Lagos State government has said the just concluded intensive five-day State Action Plan for Health Security (SAPHS) development workshop was aimed at deepening preparedness for biosecurity threats strategically.
In his address at the workshop, the state’s commissioner for Health, Prof. Akin Abayomi, declared that Lagos must remain in a permanent state of readiness for emerging biological threats.
The workshop, held at the Lagos Chamber of Commerce and Industry brought together health stakeholders from Lagos and experts from NCDC, US CDC, Research Triangle Institute (RTI), Resolve to Save Lives, and other partners to craft Lagos’ five-year health security roadmap.
Abayomi said Lagos had learned difficult but vital lessons from Ebola, COVID-19 and the most recent cholera outbreak.
According to him, the state’s experience proved that strong biosecurity cannot exist without a resilient health system capable of responding decisively to threats.
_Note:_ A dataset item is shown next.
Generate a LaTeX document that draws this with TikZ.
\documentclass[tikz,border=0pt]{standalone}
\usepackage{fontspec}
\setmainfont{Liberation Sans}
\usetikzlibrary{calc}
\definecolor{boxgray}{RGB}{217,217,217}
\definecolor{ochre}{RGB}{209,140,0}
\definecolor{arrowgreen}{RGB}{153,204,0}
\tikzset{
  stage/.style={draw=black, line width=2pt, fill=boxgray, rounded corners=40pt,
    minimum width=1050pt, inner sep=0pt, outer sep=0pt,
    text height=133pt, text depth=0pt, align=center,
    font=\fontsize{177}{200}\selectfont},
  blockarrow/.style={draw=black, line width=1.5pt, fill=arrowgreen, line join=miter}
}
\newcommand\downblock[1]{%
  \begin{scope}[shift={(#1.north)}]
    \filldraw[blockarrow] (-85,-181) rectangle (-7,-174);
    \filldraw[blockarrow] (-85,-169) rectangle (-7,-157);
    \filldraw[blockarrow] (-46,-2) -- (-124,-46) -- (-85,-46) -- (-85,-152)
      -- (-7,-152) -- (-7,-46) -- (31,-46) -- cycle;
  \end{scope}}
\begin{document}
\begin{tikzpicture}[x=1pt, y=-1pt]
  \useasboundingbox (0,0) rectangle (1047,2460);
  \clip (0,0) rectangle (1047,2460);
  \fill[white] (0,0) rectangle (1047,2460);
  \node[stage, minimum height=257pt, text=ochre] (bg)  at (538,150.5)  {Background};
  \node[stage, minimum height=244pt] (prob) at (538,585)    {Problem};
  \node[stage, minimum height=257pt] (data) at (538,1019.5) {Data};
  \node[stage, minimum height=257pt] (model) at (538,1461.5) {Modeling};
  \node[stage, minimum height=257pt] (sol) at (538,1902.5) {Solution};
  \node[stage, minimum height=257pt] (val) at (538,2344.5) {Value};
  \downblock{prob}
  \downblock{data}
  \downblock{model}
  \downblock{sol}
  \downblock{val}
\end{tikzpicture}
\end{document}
He emphasised that crisis communication and confidence are crucial in public health emergencies, recalling how government leadership during COVID-19 helped prevent panic and civil unrest.
He noted that once confidence breaks, outbreaks become secondary to social disorder, stressing the need for coordination among MDAs during emergencies.
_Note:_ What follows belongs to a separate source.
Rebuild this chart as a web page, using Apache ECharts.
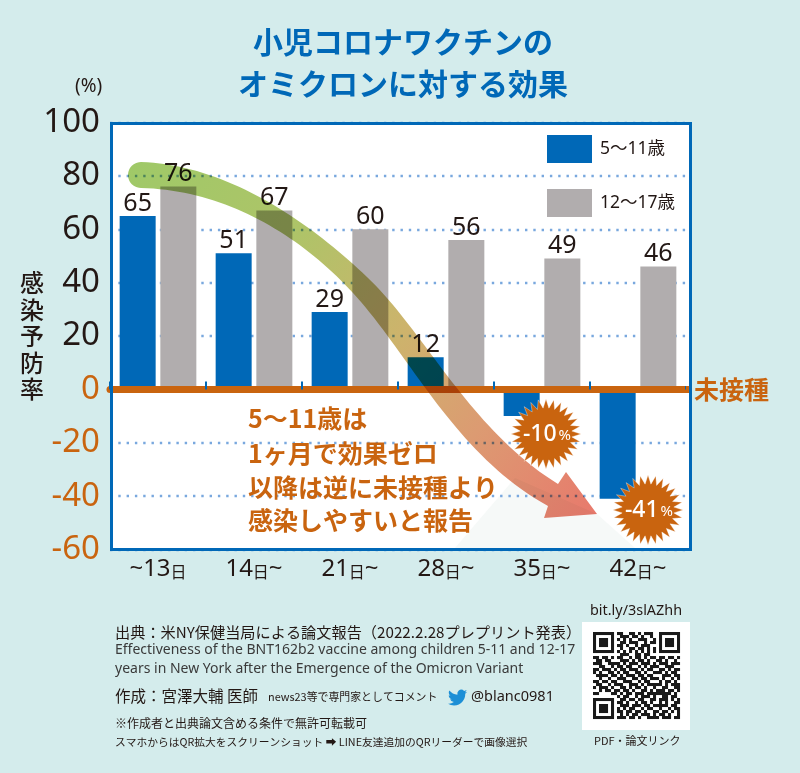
<!DOCTYPE html>
<html><head><meta charset="utf-8">
<style>html,body{margin:0;padding:0;background:#d4ecec}#c{width:800px;height:773px}</style>
<script src="https://cdn.jsdelivr.net/npm/echarts@6/dist/echarts.min.js"></script>
</head><body><div id="c"></div>
<script>
const categories = ['~13日','14日~','21日~','28日~','35日~','42日~'];
const child = [65,51,29,12,-10,-41];
const teen = [76,67,60,56,49,46];
const seriesNames = ['5〜11歳','12〜17歳'];
const titleLines = '小児コロナワクチンの\nオミクロンに対する効果';
const noteLines = ['5〜11歳は','1ヶ月で効果ゼロ','以降は逆に未接種より','感染しやすいと報告'];
const qrRows = [
'11111110110011010111001111111',
'10000010011101101001001000001',
'10111010101010011100101011101',
'10111010011011100101101011101',
'10111010110100101110001011101',
'10000010010011011010101000001',
'11111110101010101010101111111',
'00000000011100110110000000000',
'11011010110010110101101101101',
'01101100011101011010011010010',
'11100111101011101110101110111',
'00110010110110010101110011100',
'11011101011011101011001101011',
'10100110101100110100111010110',
'01111011010111011011000111011',
'00100100111001101101110100101',
'11011011001110010110001011010',
'01100101110011101011111010111',
'10111010011010110100100110011',
'00101101101101001101011101101',
'11000011010110111011111111010',
'00000000101100101110100110110',
'11111110011011011001101110101',
'10000010110100101101001010011',
'10111010011101110110111110110',
'10111010101011001011001001011',
'10111010110110110100110110101',
'10000010010101101110101101001',
'11111110111011010011110111011'];

const BLUE='#0068b7', GREY='#b1adae', ORANGE='#c9640f', INK='#231815', BG='#d4ecec';
const SANS='"Noto Sans","Noto Sans CJK JP",sans-serif', CJK='"Noto Sans CJK JP",sans-serif';

echarts.graphic.registerShape('bird',echarts.graphic.extendPath('M23.953 4.57a10 10 0 0 1-2.825.775 4.958 4.958 0 0 0 2.163-2.723c-.951.555-2.005.959-3.127 1.184a4.92 4.92 0 0 0-8.384 4.482C7.69 8.095 4.067 6.13 1.64 3.162a4.822 4.822 0 0 0-.666 2.475c0 1.71.87 3.213 2.188 4.096a4.904 4.904 0 0 1-2.228-.616v.06a4.923 4.923 0 0 0 3.946 4.827 4.996 4.996 0 0 1-2.212.085 4.936 4.936 0 0 0 4.604 3.417 9.867 9.867 0 0 1-6.102 2.105c-.39 0-.779-.023-1.17-.067a13.995 13.995 0 0 0 7.557 2.209c9.053 0 13.998-7.496 13.998-13.985 0-.21 0-.42-.015-.63A9.935 9.935 0 0 0 24 4.59z',{}));

function bez(p0,p1,p2,p3,n){const a=[];for(let i=0;i<=n;i++){const t=i/n,u=1-t;
 a.push([u*u*u*p0[0]+3*u*u*t*p1[0]+3*u*t*t*p2[0]+t*t*t*p3[0],u*u*u*p0[1]+3*u*u*t*p1[1]+3*u*t*t*p2[1]+t*t*t*p3[1]]);}return a;}
function arrowPoints(){
 const up=[...bez([141,162],[225,165],[305,218],[367,277],40),...bez([367,277],[425,332],[470,430],[558,484],40)];
 const lo=[...bez([548,506],[455,455],[410,355],[353,293],40),...bez([353,293],[300,235],[225,190],[141,188],40)];
 const cap=[];for(let i=1;i<20;i++){const a=Math.PI/2+i/20*Math.PI;cap.push([141+13*Math.cos(a),175+13*Math.sin(a)]);}
 return [...up,[566,472],[597,514],[544,518],...lo,...cap];
}
function star(cx,cy,R,r,n){const a=[];for(let i=0;i<n*2;i++){const t=i/n*Math.PI,d=i%2?r:R;a.push([cx+d*Math.cos(t),cy+d*Math.sin(t)]);}return a;}
function txt(x,y,text,size,opt={}){return {type:'text',z:50,x,y,style:Object.assign({text,fill:INK,font:`${opt.w||400} ${size}px ${opt.f||CJK}`,textVerticalAlign:'middle',textAlign:'left'},opt.s||{})};}
function badge(cx,cy,val){return [
 {type:'polygon',z:40,shape:{points:star(cx,cy,35,26,28)},style:{fill:ORANGE,stroke:'rgba(255,255,255,.35)',lineWidth:1}},
 {type:'text',z:41,x:cx+1,y:cy,style:{rich:{a:{font:`500 23px ${SANS}`,fill:'#fff'},b:{font:`400 15px ${SANS}`,fill:'#fff',padding:[3,0,0,2]}},text:`{a|${val}}{b|%}`,align:'center',verticalAlign:'middle'}}
];}
const qrCells=[];qrRows.forEach((row,j)=>{for(let i=0;i<29;i++)if(row[i]==='1')qrCells.push({type:'rect',z:31,shape:{x:593+i*3,y:632+j*3,width:3.05,height:3.05},style:{fill:'#1a1a1a'}});});

const chart=echarts.init(document.getElementById('c'),null,{renderer:'canvas'});
chart.setOption({
 animation:false,backgroundColor:BG,
 grid:{left:110,width:576,top:122.5,height:427,containLabel:false},
 legend:{orient:'vertical',left:547,top:135,padding:0,icon:'rect',itemWidth:45,itemHeight:28,itemGap:26,itemStyle:{borderWidth:0},
  textStyle:{fontSize:17.5,fontFamily:SANS,color:INK,padding:[0,0,0,3]},data:seriesNames},
 xAxis:[
  {type:'category',data:categories,position:'bottom',axisLine:{show:false,onZero:false},axisTick:{show:false},
   axisLabel:{interval:0,margin:8,formatter:v=>v.replace(/(\d+)/,'{n|$1}').replace('日','{d|日}').replace('~','{t|~}'),
    rich:{n:{fontSize:24,fontFamily:SANS,color:INK},d:{fontSize:16,fontFamily:CJK,color:INK,padding:[4,0,0,0]},t:{fontSize:24,fontFamily:SANS,color:INK}}}},
  {type:'category',data:categories,axisLine:{show:true,onZero:true,lineStyle:{color:ORANGE,width:7}},
   axisTick:{show:true,length:8,inside:false,lineStyle:{color:BLUE,width:2}},axisLabel:{show:false},z:5}
 ],
 yAxis:{type:'value',min:-60,max:100,interval:20,axisLine:{show:false},axisTick:{show:false},
  name:'感\n染\n予\n防\n率',nameLocation:'middle',nameRotate:0,nameGap:66,nameMoveOverlap:false,nameTextStyle:{fontSize:24,fontWeight:500,lineHeight:26.5,color:INK,fontFamily:CJK},
  axisLabel:{margin:10,fontSize:33,fontFamily:SANS,color:v=>v<=0?ORANGE:INK},
  splitLine:{show:true,lineStyle:{color:'#79a8de',width:2.4,type:[2.4,5.9]}}},
 series:[
  {name:seriesNames[0],type:'bar',data:child,barWidth:36,barGap:'13%',itemStyle:{color:BLUE},
   label:{show:true,position:'top',distance:0,fontSize:25,fontFamily:SANS,color:INK,formatter:p=>p.value>0?p.value:''}},
  {name:seriesNames[1],type:'bar',data:teen,barWidth:36,itemStyle:{color:GREY},
   label:{show:true,position:'top',distance:0,fontSize:25,fontFamily:SANS,color:INK}}
 ],
 graphic:{elements:[
  {type:'rect',z:-10,shape:{x:110,y:122,width:581,height:428},style:{fill:'#fff'}},
  {type:'polygon',z:-9,shape:{points:[[455,548],[515,478],[597,514],[635,548]]},style:{fill:'#f6f9f8'}},
  {type:'rect',z:10,shape:{x:684.5,y:378,width:3,height:8},style:{fill:'#fff'}},
  {type:'rect',z:10,shape:{x:686,y:386,width:4,height:7},style:{fill:ORANGE}},
  {type:'polygon',z:20,shape:{points:arrowPoints()},style:{blend:'multiply',fill:{type:'linear',global:true,x:128,y:162,x2:597,y2:514,colorStops:[
    {offset:0,color:'#9fc968'},{offset:.3,color:'#aec468'},{offset:.55,color:'#cdb36c'},{offset:.75,color:'#dc9b72'},{offset:1,color:'#e8796c'}]}}},
  {type:'rect',z:30,shape:{x:111.5,y:123.5,width:579,height:426},style:{fill:'none',stroke:BLUE,lineWidth:3}},
  ...badge(546,434,child[4]),...badge(648,510,child[5]),
  {type:'text',z:50,x:403,y:63,style:{text:titleLines,align:'center',verticalAlign:'middle',font:`700 30px ${CJK}`,lineHeight:42,fill:BLUE}},
  txt(75,87,'(%)',19,{f:SANS}),
  txt(694,389,'未接種',25,{w:700,s:{fill:ORANGE}}),
  ...noteLines.map((t,i)=>txt(248,[418,453,487,520][i],t,25,{w:700,s:{fill:ORANGE}})),
  txt(115,632,'出典：米NY保健当局による論文報告（2022.2.28プレプリント発表）',15.2),
  txt(115,650,'Effectiveness of the BNT162b2 vaccine among children 5-11 and 12-17',14,{f:SANS,s:{fill:'#3a3a3a'}}),
  txt(115,669,'years in New York after the Emergence of the Omicron Variant',14,{f:SANS,s:{fill:'#3a3a3a'}}),
  txt(115,696,'作成：宮澤大輔 医師',15.5),
  txt(268,697,'news23等で専門家としてコメント',10.9),
  {type:'bird',z:50,x:448,y:688,scaleX:.8,scaleY:.8,style:{fill:'#1d8fd6'}},
  txt(471,697,'@blanc0981',14.5,{f:SANS}),
  txt(115,723,'※作成者と出典論文含める条件で無許可転載可',12),
  txt(115,742,'スマホからはQR拡大をスクリーンショット ➡ LINE友達追加のQRリーダーで画像選択',10.75),
  txt(590,611,'bit.ly/3slAZhh',14.4,{f:SANS}),
  {type:'rect',z:30,shape:{x:582,y:622,width:108,height:108},style:{fill:'#fff'}},
  ...qrCells,
  txt(594,741,'PDF・論文リンク',11)
 ]}
});
</script></body></html>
The commissioner warned that high-consequence pathogens, especially “Pathogen X”, remain a global concern, adding that many have no treatment or vaccine in the early stages.
He said the world still struggles to distinguish between natural outbreaks and potential biological weapon threats, underscoring the need for Lagos to strengthen containment laboratories and emergency response systems.
Abayomi added that Lagos must invest continuously in surveillance, oxygen capacity, public health infrastructure, and workforce retention, saying readiness is expensive but unavoidable.
“You cannot train your army during war; you train during peace,” he said, assuring participants that Lagos will continue building a unified health security shield for its citizens.
In his address, the deputy director of the Nigeria Centre for Disease Control and Prevention (NCDC), Dr. Olubunmi Olofa, said the agency was pleased with Lagos’ commitment to translating its Joint External Evaluation (JEE) findings into a concrete five-year SAPHS.
He recalled that Lagos scored 36 during the 2024 JEE assessment, describing it not as a failure but a true reflection of the state’s capacity at the time.